**Goal:** Print the listing from its top line through the line containing "(0,0) rectangle (1280,720);", nothing more, and leave out the pictures.

== == ==

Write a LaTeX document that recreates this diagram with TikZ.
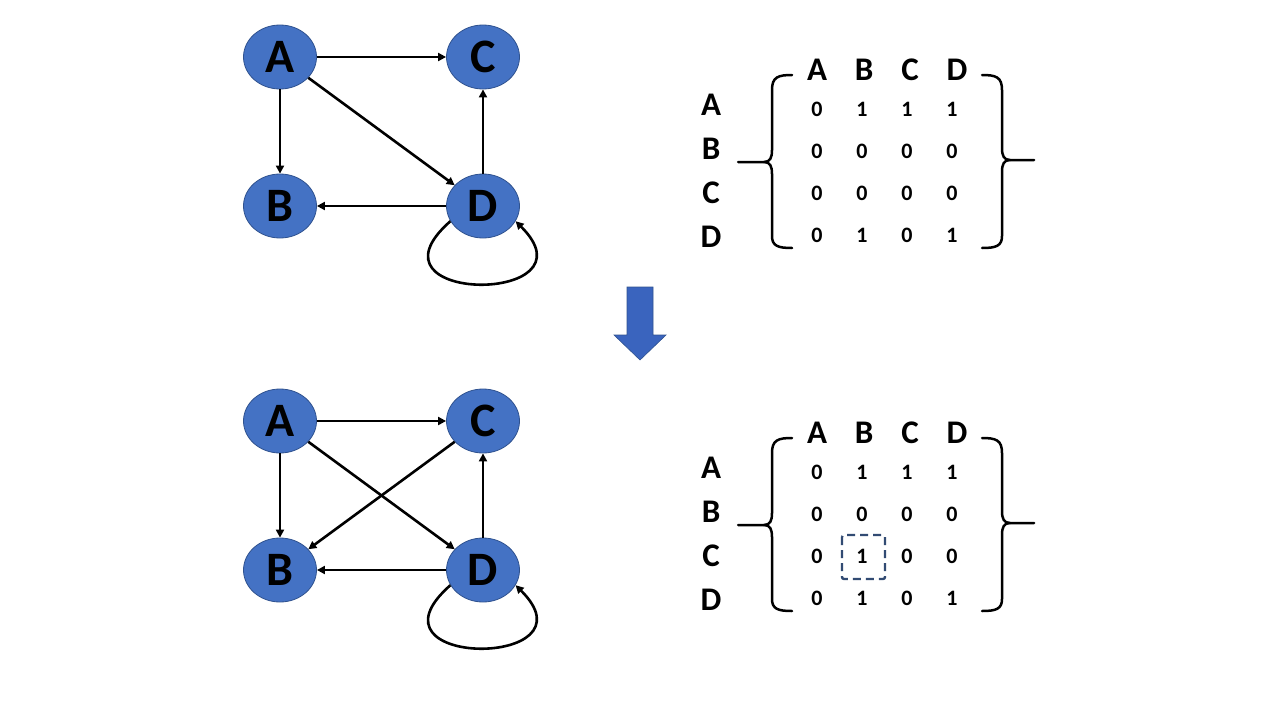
\documentclass[tikz,border=0pt]{standalone}
\usepackage{fontspec}
\setmainfont{Carlito}
\usetikzlibrary{arrows.meta,shapes.geometric}
\definecolor{nodeblue}{RGB}{68,114,196}
\definecolor{nodeedge}{RGB}{47,82,143}
\definecolor{dashblue}{RGB}{50,75,115}
\definecolor{arrowblue}{RGB}{58,100,190}
\begin{document}
\begin{tikzpicture}[x=1pt,y=-1pt,
  vtx/.style={ellipse,fill=nodeblue,draw=nodeedge,line width=0.8pt,minimum width=73pt,minimum height=64pt,inner sep=0pt,font=\bfseries\fontsize{48}{48}\selectfont},
  edg/.style={line width=2.6pt,-{Triangle[length=8pt,width=8pt]}},
  hdr/.style={inner sep=0pt,font=\bfseries\fontsize{33}{33}\selectfont},
  num/.style={inner sep=0pt,font=\bfseries\fontsize{22}{22}\selectfont},
  brk/.style={line width=2.5pt,line cap=round}
]
\useasboundingbox (0,0) rectangle (1280,720);

% ---------- Graphs ----------
\foreach \g/\dy in {t/0,b/364}{
  \node[vtx] (\g A) at (280,57+\dy) {A};
  \node[vtx] (\g C) at (483,57+\dy) {C};
  \node[vtx] (\g B) at (280,206+\dy) {B};
  \node[vtx] (\g D) at (483,206+\dy) {D};
  \draw[edg] (\g A) -- (\g C);
  \draw[edg] (\g A) -- (\g B);
  \draw[edg] (\g A) -- (\g D);
  \draw[edg] (\g D) -- (\g C);
  \draw[edg] (\g D) -- (\g B);
  \draw[edg] (\g D.205) .. controls (355,305+\dy) and (600,305+\dy) .. (\g D.-25);
}
\draw[edg] (bC) -- (bB);

% ---------- Matrices ----------
\foreach \m/\dy in {t/0,b/363}{
  \foreach \l/\x in {A/817,B/864,C/910,D/957}{
    \node[hdr] (\m h\l) at (\x,70+\dy) {\l};
  }
  \foreach \l/\y in {A/105,B/149,C/193,D/237}{
    \node[hdr] (\m r\l) at (711,\y+\dy) {\l};
  }
  % left bracket
  \draw[brk] (792,75+\dy) .. controls (778,75+\dy) and (772,77+\dy) .. (772,90+\dy) -- (772,150+\dy)
     .. controls (772,158+\dy) and (770,162+\dy) .. (764,162+\dy) -- (738,162+\dy);
  \draw[brk] (764,162+\dy) .. controls (770,162+\dy) and (772,166+\dy) .. (772,174+\dy) -- (772,236+\dy)
     .. controls (772,246+\dy) and (778,248+\dy) .. (792,248+\dy);
  % right bracket
  \draw[brk] (982,75+\dy) .. controls (996,75+\dy) and (1002,77+\dy) .. (1002,90+\dy) -- (1002,148+\dy)
     .. controls (1002,156+\dy) and (1004,160+\dy) .. (1010,160+\dy) -- (1034,160+\dy);
  \draw[brk] (1010,160+\dy) .. controls (1004,160+\dy) and (1002,164+\dy) .. (1002,172+\dy) -- (1002,236+\dy)
     .. controls (1002,246+\dy) and (996,248+\dy) .. (982,248+\dy);
}
% top matrix numbers
\foreach \r/\y/\a/\b/\c/\d in {1/109/0/1/1/1,2/151/0/0/0/0,3/193/0/0/0/0,4/235/0/1/0/1}{
  \node[num] (tn\r a) at (817,\y) {\a};
  \node[num] (tn\r b) at (862,\y) {\b};
  \node[num] (tn\r c) at (907,\y) {\c};
  \node[num] (tn\r d) at (952,\y) {\d};
}
% bottom matrix numbers
\foreach \r/\y/\a/\b/\c/\d in {1/472/0/1/1/1,2/514/0/0/0/0,3/556/0/1/0/0,4/598/0/1/0/1}{
  \node[num] (bn\r a) at (817,\y) {\a};
  \node[num] (bn\r b) at (862,\y) {\b};
  \node[num] (bn\r c) at (907,\y) {\c};
  \node[num] (bn\r d) at (952,\y) {\d};
}
\draw[dashblue,line width=2.4pt,dash pattern=on 8pt off 5pt,rounded corners=2pt] (842,535) rectangle (885,579);

% ---------- Block arrow ----------
\draw[fill=arrowblue,draw=nodeedge,line width=0.6pt] (627,287) -- (653,287) -- (653,335) -- (666,335) -- (640,360) -- (614,335) -- (627,335) -- cycle;
\end{tikzpicture}
\end{document}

== == ==

**Correct result:**
Write a LaTeX document that recreates this diagram with TikZ.
\documentclass[tikz,border=0pt]{standalone}
\usepackage{fontspec}
\setmainfont{Carlito}
\usetikzlibrary{arrows.meta,shapes.geometric}
\definecolor{nodeblue}{RGB}{68,114,196}
\definecolor{nodeedge}{RGB}{47,82,143}
\definecolor{dashblue}{RGB}{50,75,115}
\definecolor{arrowblue}{RGB}{58,100,190}
\begin{document}
\begin{tikzpicture}[x=1pt,y=-1pt,
  vtx/.style={ellipse,fill=nodeblue,draw=nodeedge,line width=0.8pt,minimum width=73pt,minimum height=64pt,inner sep=0pt,font=\bfseries\fontsize{48}{48}\selectfont},
  edg/.style={line width=2.6pt,-{Triangle[length=8pt,width=8pt]}},
  hdr/.style={inner sep=0pt,font=\bfseries\fontsize{33}{33}\selectfont},
  num/.style={inner sep=0pt,font=\bfseries\fontsize{22}{22}\selectfont},
  brk/.style={line width=2.5pt,line cap=round}
]
\useasboundingbox (0,0) rectangle (1280,720);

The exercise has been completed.